§ **Job**:
Only the lines from the top of the listing below to the line that has "const zAxisEnd = [8.69, 4.83];" should be echoed, with both ends kept and pictures left out.

§ **Input material**:
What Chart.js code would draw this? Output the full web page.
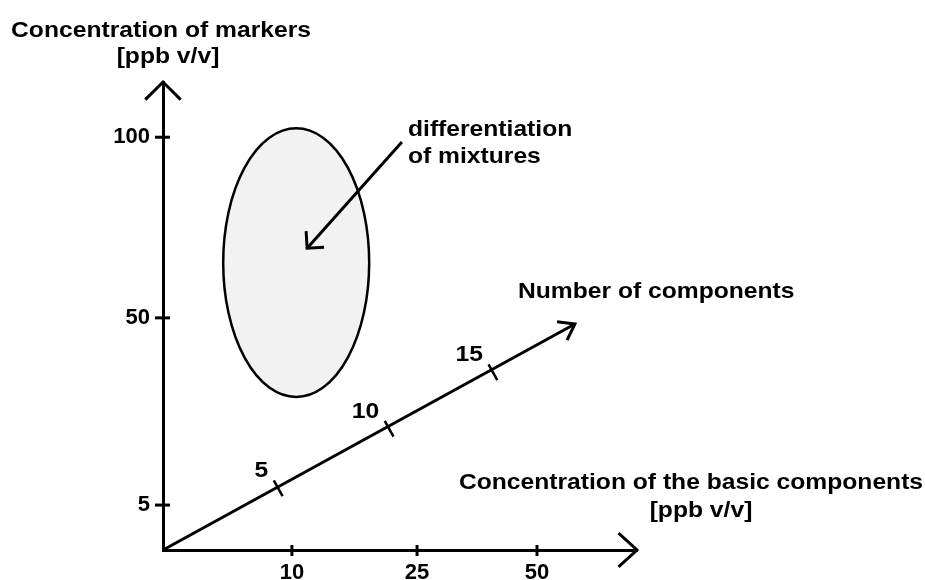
<!DOCTYPE html>
<html>
<head>
<meta charset="utf-8">
<script src="https://cdn.jsdelivr.net/npm/chart.js@4/dist/chart.umd.min.js"></script>
<style>
  html, body { margin: 0; padding: 0; background: #fff; }
</style>
</head>
<body>
<canvas id="diagrama" width="925" height="580"></canvas>
<script>
// axis ticks, schematic units (0..10 on both axes)
const xTickLabels = ['10', '25', '50'];
const xTickPos = [2.72, 5.36, 7.89];
const yTickLabels = ['5', '50', '100'];
const yTickPos = [0.96, 4.96, 8.82];

// third (oblique) axis: number of components
const zTickLabels = ['5', '10', '15'];
const zTickX = [2.43, 4.77, 6.96];
const zTickY = [1.32, 2.59, 3.80];
const zAxisEnd = [8.69, 4.83];

// grey region + pointer arrow
const regionCenter = [2.81, 6.14];
const regionRadius = [1.54, 2.87];
const pointerFrom = [5.04, 8.72];
const pointerTo = [3.04, 6.45];

const FONT = "'Liberation Sans', Arial, sans-serif";

function stretchText(ctx, txt, x, y, align) {
  ctx.save();
  ctx.translate(x, y);
  ctx.scale(1.12, 1);
  ctx.textAlign = align;
  ctx.textBaseline = 'alphabetic';
  ctx.fillText(txt, 0, 0);
  ctx.restore();
}

function arrowHead(ctx, x, y, angle, len, spread) {
  ctx.beginPath();
  ctx.moveTo(x + len * Math.cos(angle + Math.PI - spread), y + len * Math.sin(angle + Math.PI - spread));
  ctx.lineTo(x, y);
  ctx.lineTo(x + len * Math.cos(angle + Math.PI + spread), y + len * Math.sin(angle + Math.PI + spread));
  ctx.stroke();
}

const schemaPlugin = {
  id: 'schema',
  beforeDatasetsDraw(chart) {
    var ctx = chart.ctx, xs = chart.scales.x, ys = chart.scales.y;
    var cx = xs.getPixelForValue(regionCenter[0]);
    var cy = ys.getPixelForValue(regionCenter[1]);
    var rx = xs.getPixelForValue(regionCenter[0] + regionRadius[0]) - cx;
    var ry = cy - ys.getPixelForValue(regionCenter[1] + regionRadius[1]);
    ctx.save();
    ctx.beginPath();
    ctx.ellipse(cx, cy, rx, ry, 0, 0, Math.PI * 2);
    ctx.fillStyle = '#f2f2f2';
    ctx.fill();
    ctx.lineWidth = 2.5;
    ctx.strokeStyle = '#000';
    ctx.stroke();
    ctx.restore();
  },
  afterDatasetsDraw(chart) {
    var ctx = chart.ctx, xs = chart.scales.x, ys = chart.scales.y;
    var area = chart.chartArea;
    ctx.save();
    ctx.strokeStyle = '#000';
    ctx.lineWidth = 3;
    ctx.lineCap = 'butt';

    // tick marks crossing the two main axes
    yTickPos.forEach(function (v) {
      var py = ys.getPixelForValue(v);
      ctx.beginPath();
      ctx.moveTo(area.left - 8, py);
      ctx.lineTo(area.left + 7, py);
      ctx.stroke();
    });
    xTickPos.forEach(function (v) {
      var px = xs.getPixelForValue(v);
      ctx.beginPath();
      ctx.moveTo(px, area.bottom - 5);
      ctx.lineTo(px, area.bottom + 6);
      ctx.stroke();
    });

    // arrow heads
    arrowHead(ctx, area.left, area.top, -Math.PI / 2, 25, Math.PI / 4);
    arrowHead(ctx, area.right, area.bottom, 0, 25, 0.74);
    var ox = xs.getPixelForValue(0), oy = ys.getPixelForValue(0);
    var ex = xs.getPixelForValue(zAxisEnd[0]), ey = ys.getPixelForValue(zAxisEnd[1]);
    arrowHead(ctx, ex, ey, Math.atan2(ey - oy, ex - ox), 18, 0.62);
    var fx = xs.getPixelForValue(pointerFrom[0]), fy = ys.getPixelForValue(pointerFrom[1]);
    var tx = xs.getPixelForValue(pointerTo[0]), ty = ys.getPixelForValue(pointerTo[1]);
    arrowHead(ctx, tx, ty, Math.atan2(ty - fy, tx - fx), 17, Math.PI / 4);
    ctx.restore();
  },
  afterDraw(chart) {
    var ctx = chart.ctx, xs = chart.scales.x, ys = chart.scales.y;
    ctx.save();
    ctx.fillStyle = '#000';
    ctx.font = 'bold 22px ' + FONT;

    stretchText(ctx, 'Concentration of markers', 161, 37, 'center');
    stretchText(ctx, '[ppb v/v]', 168, 63, 'center');
    stretchText(ctx, 'differentiation', 408, 136, 'left');
    stretchText(ctx, 'of mixtures', 408, 163, 'left');
    stretchText(ctx, 'Number of components', 518, 298, 'left');
    stretchText(ctx, 'Concentration of the basic components', 691, 489, 'center');
    stretchText(ctx, '[ppb v/v]', 701, 517, 'center');

    // labels of the oblique axis
    zTickLabels.forEach(function (lbl, i) {
      var px = xs.getPixelForValue(zTickX[i]);
      var py = ys.getPixelForValue(zTickY[i]);
      stretchText(ctx, lbl, px - 10, py - 11, 'right');
    });
    ctx.restore();
  }
};

const zAxisLine = [{ x: 0, y: 0 }, { x: zAxisEnd[0], y: zAxisEnd[1] }];
const zTicks = zTickX.map(function (x, i) { return { x: x, y: zTickY[i] }; });
const pointerLine = [{ x: pointerFrom[0], y: pointerFrom[1] }, { x: pointerTo[0], y: pointerTo[1] }];

const tickFont = { family: FONT, size: 22, weight: 'bold' };

new Chart(document.getElementById('diagrama'), {
  type: 'scatter',
  data: {
    datasets: [
      {
        label: 'Number of components',
        data: zAxisLine,
        showLine: true,
        borderColor: '#000',
        borderWidth: 3,
        pointRadius: 0,
        clip: false
      },
      {
        label: 'ticks',
        data: zTicks,
        showLine: false,
        pointStyle: 'line',
        rotation: 61,
        pointRadius: 9,
        borderColor: '#000',
        borderWidth: 2.5,
        clip: false
      },
      {
        label: 'pointer',
        data: pointerLine,
        showLine: true,
        borderColor: '#000',
        borderWidth: 3,
        pointRadius: 0,
        clip: false
      }
    ]
  },
  options: {
    responsive: false,
    animation: false,
    devicePixelRatio: 1,
    layout: { padding: { left: 0, top: 82, right: 288, bottom: 0 } },
    plugins: {
      legend: { display: false },
      tooltip: { enabled: false }
    },
    scales: {
      x: {
        type: 'linear',
        min: 0,
        max: 10,
        grid: { display: false },
        border: { color: '#000', width: 3 },
        ticks: {
          color: '#000',
          font: tickFont,
          padding: 2,
          autoSkip: false,
          maxRotation: 0,
          callback: function (value, index) { return xTickLabels[index]; }
        },
        afterBuildTicks: function (scale) {
          scale.ticks = xTickPos.map(function (v) { return { value: v }; });
        },
        afterFit: function (scale) { scale.height = 30; }
      },
      y: {
        type: 'linear',
        min: 0,
        max: 10,
        grid: { display: false },
        border: { color: '#000', width: 3 },
        ticks: {
          color: '#000',
          font: tickFont,
          padding: 5,
          autoSkip: false,
          callback: function (value, index) { return yTickLabels[index]; }
        },
        afterBuildTicks: function (scale) {
          scale.ticks = yTickPos.map(function (v) { return { value: v }; });
        },
        afterFit: function (scale) { scale.width = 163; }
      }
    }
  },
  plugins: [schemaPlugin]
});
</script>
</body>
</html>
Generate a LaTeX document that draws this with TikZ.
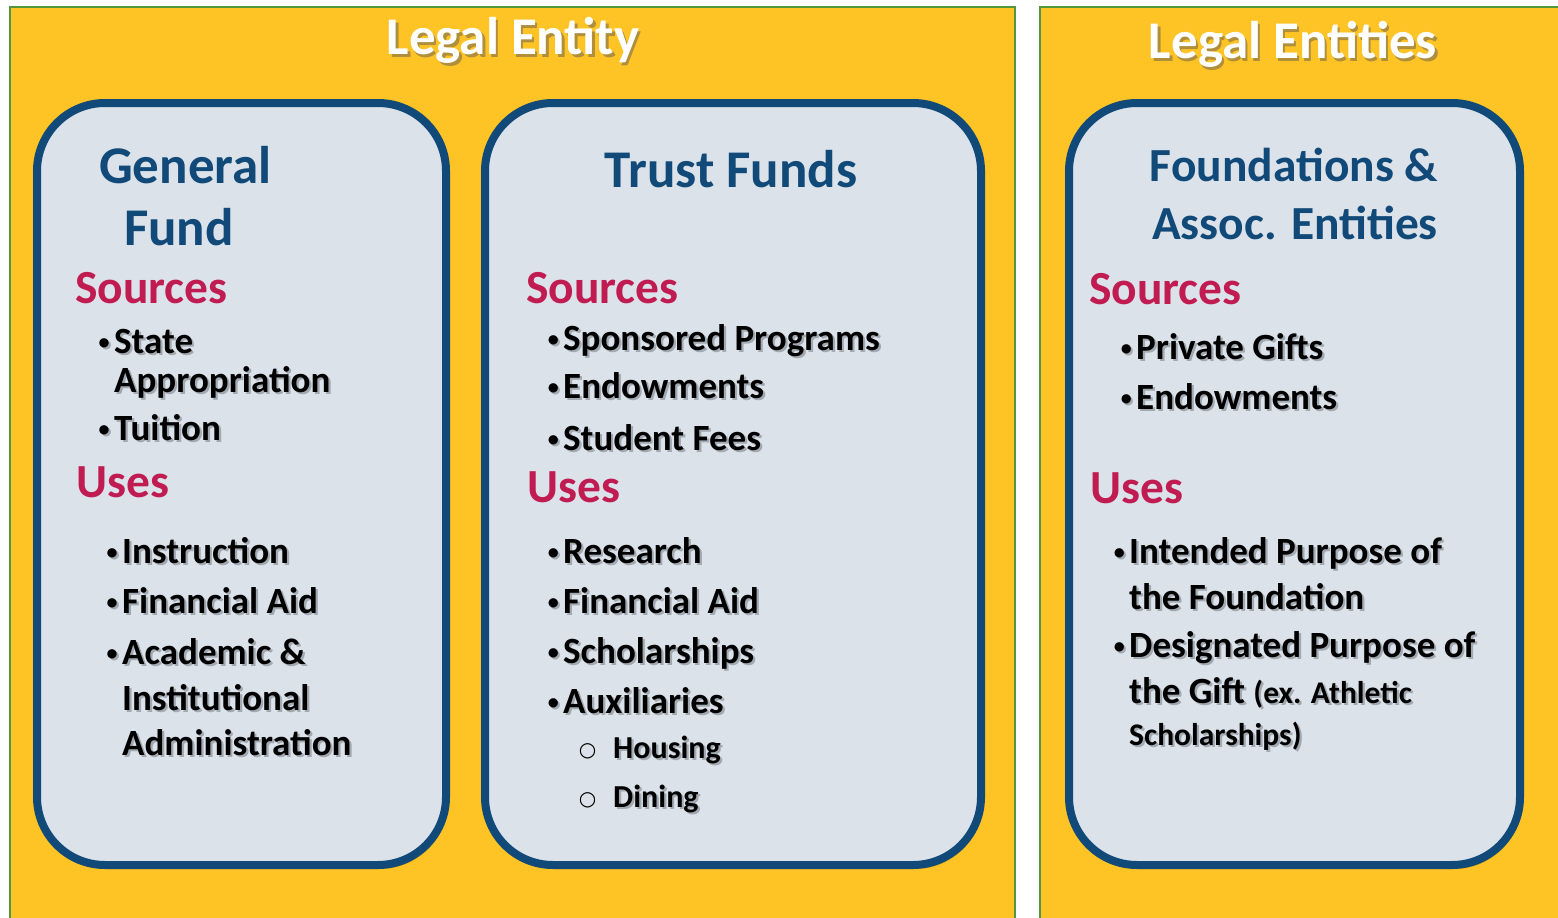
\documentclass[tikz,border=0pt]{standalone}
\usepackage{fontspec}
\setmainfont{Carlito}
\newfontfamily\dejaf{DejaVu Sans}
\usetikzlibrary{shadows}
\definecolor{gold}{RGB}{254,196,37}
\definecolor{panelline}{RGB}{84,150,64}
\definecolor{boxline}{RGB}{17,73,120}
\definecolor{boxfill}{RGB}{219,226,234}
\definecolor{headblue}{RGB}{17,73,120}
\definecolor{crimson}{RGB}{192,28,82}
\definecolor{txtshadow}{RGB}{163,169,177}
\definecolor{ttlshadow}{RGB}{175,142,60}
\newcommand\shd[1]{\leavevmode\rlap{\kern2.2pt\raisebox{-2.2pt}{\color{txtshadow}#1}}#1}
\newcommand\tshd[1]{\leavevmode\rlap{\kern2.5pt\raisebox{-3pt}{\color{ttlshadow}#1}}#1}
\newcommand\bul{\llap{\raisebox{4pt}{\fontsize{22}{24}\selectfont\textbullet}\kern4.5pt}}
\newcommand\cbul{\llap{\raisebox{1.5pt}{\dejaf\mdseries\fontsize{20}{22}\selectfont ○}\kern17pt}}
\begin{document}
\begin{tikzpicture}[x=1pt,y=-1pt,
  panel/.style={draw=panelline, line width=1.5pt, fill=gold, rectangle, inner sep=0pt},
  fundbox/.style={draw=boxline, line width=8pt, fill=boxfill, rectangle, rounded corners=68pt, inner sep=0pt,
    drop shadow={shadow xshift=2pt, shadow yshift=-4pt, opacity=0.22, fill=black}},
  titletext/.style={font=\fontsize{53}{60}\selectfont\bfseries, text=white, anchor=base, inner sep=0pt},
  headtext/.style={font=\fontsize{53}{60}\selectfont\bfseries, text=headblue, anchor=base west, inner sep=0pt},
  headc/.style={font=\fontsize{47.5}{54}\selectfont\bfseries, text=headblue, anchor=base, inner sep=0pt},
  secttext/.style={font=\fontsize{47.5}{54}\selectfont\bfseries, text=crimson, anchor=base west, inner sep=0pt},
  itemtext/.style={font=\fontsize{37}{44}\selectfont\bfseries, text=black, anchor=base west, inner sep=0pt},
  subtext/.style={font=\fontsize{32}{38}\selectfont\bfseries, text=black, anchor=base west, inner sep=0pt}]
\useasboundingbox (0,0) rectangle (1558,918);
\fill[white] (0,0) rectangle (1558,918);
% panels
\node[panel, minimum width=1005pt, minimum height=923pt] (leftpanel) at (512.5,468.5) {};
\node[panel, minimum width=530pt, minimum height=923pt] (rightpanel) at (1305,468.5) {};
% boxes
\node[fundbox, minimum width=409pt, minimum height=762pt] (gf) at (241.5,484) {};
\node[fundbox, minimum width=496pt, minimum height=762pt] (tf) at (733,484) {};
\node[fundbox, minimum width=451pt, minimum height=762pt] (fa) at (1294.5,484) {};
% titles
\node[titletext] (t1) at (513,54) {\tshd{Legal Entity}};
\node[titletext] (t2) at (1293,58) {\tshd{Legal Entities}};
% General Fund
\node[headtext] (gfh1) at (99,183) {General};
\node[headtext] (gfh2) at (124,245) {Fund};
\node[secttext] (gfs) at (75,303) {Sources};
\node[itemtext] (gfs1) at (114,353) {\shd{\bul State}};
\node[itemtext] (gfs1b) at (114,392) {\shd{Appropriation}};
\node[itemtext] (gfs2) at (114,440) {\shd{\bul Tuition}};
\node[secttext] (gfu) at (76,497) {Uses};
\node[itemtext] (gfu1) at (122,563) {\shd{\bul Instruction}};
\node[itemtext] (gfu2) at (122,613) {\shd{\bul Financial Aid}};
\node[itemtext] (gfu3) at (122,664) {\shd{\bul Academic \&}};
\node[itemtext] (gfu3b) at (122,710) {\shd{Institutional}};
\node[itemtext] (gfu3c) at (122,755) {\shd{Administration}};
% Trust Funds
\node[headc, font=\fontsize{53}{60}\selectfont\bfseries] (tfh) at (731,187) {Trust Funds};
\node[secttext] (tfs) at (526,303) {Sources};
\node[itemtext] (tfs1) at (563,350) {\shd{\bul Sponsored Programs}};
\node[itemtext] (tfs2) at (563,398) {\shd{\bul Endowments}};
\node[itemtext] (tfs3) at (563,450) {\shd{\bul Student Fees}};
\node[secttext] (tfu) at (527,502) {Uses};
\node[itemtext] (tfu1) at (563,563) {\shd{\bul Research}};
\node[itemtext] (tfu2) at (563,613) {\shd{\bul Financial Aid}};
\node[itemtext] (tfu3) at (563,663) {\shd{\bul Scholarships}};
\node[itemtext] (tfu4) at (563,713) {\shd{\bul Auxiliaries}};
\node[subtext] (tfu4a) at (613,758) {\cbul\shd{Housing}};
\node[subtext] (tfu4b) at (613,807) {\cbul\shd{Dining}};
% Foundations
\node[headc] (fah1) at (1294,181) {Foundations \&};
\node[headc] (fah2) at (1295,239) {Assoc. Entities};
\node[secttext] (fas) at (1089,304) {Sources};
\node[itemtext] (fas1) at (1136,359) {\shd{\bul Private Gifts}};
\node[itemtext] (fas2) at (1136,409) {\shd{\bul Endowments}};
\node[secttext] (fau) at (1090,503) {Uses};
\node[itemtext] (fau1) at (1129,563) {\shd{\bul Intended Purpose of}};
\node[itemtext] (fau1b) at (1129,609) {\shd{the Foundation}};
\node[itemtext] (fau2) at (1129,657) {\shd{\bul Designated Purpose of}};
\node[itemtext] (fau2b) at (1129,703) {\shd{the Gift {\fontsize{31.5}{36}\selectfont (ex. Athletic}}};
\node[itemtext, font=\fontsize{31.5}{36}\selectfont\bfseries] (fau2c) at (1129,745) {\shd{Scholarships)}};
\end{tikzpicture}
\end{document}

§ **The output**:
What Chart.js code would draw this? Output the full web page.
<!DOCTYPE html>
<html>
<head>
<meta charset="utf-8">
<script src="https://cdn.jsdelivr.net/npm/chart.js@4/dist/chart.umd.min.js"></script>
<style>
  html, body { margin: 0; padding: 0; background: #fff; }
</style>
</head>
<body>
<canvas id="diagrama" width="925" height="580"></canvas>
<script>
// axis ticks, schematic units (0..10 on both axes)
const xTickLabels = ['10', '25', '50'];
const xTickPos = [2.72, 5.36, 7.89];
const yTickLabels = ['5', '50', '100'];
const yTickPos = [0.96, 4.96, 8.82];

// third (oblique) axis: number of components
const zTickLabels = ['5', '10', '15'];
const zTickX = [2.43, 4.77, 6.96];
const zTickY = [1.32, 2.59, 3.80];
const zAxisEnd = [8.69, 4.83];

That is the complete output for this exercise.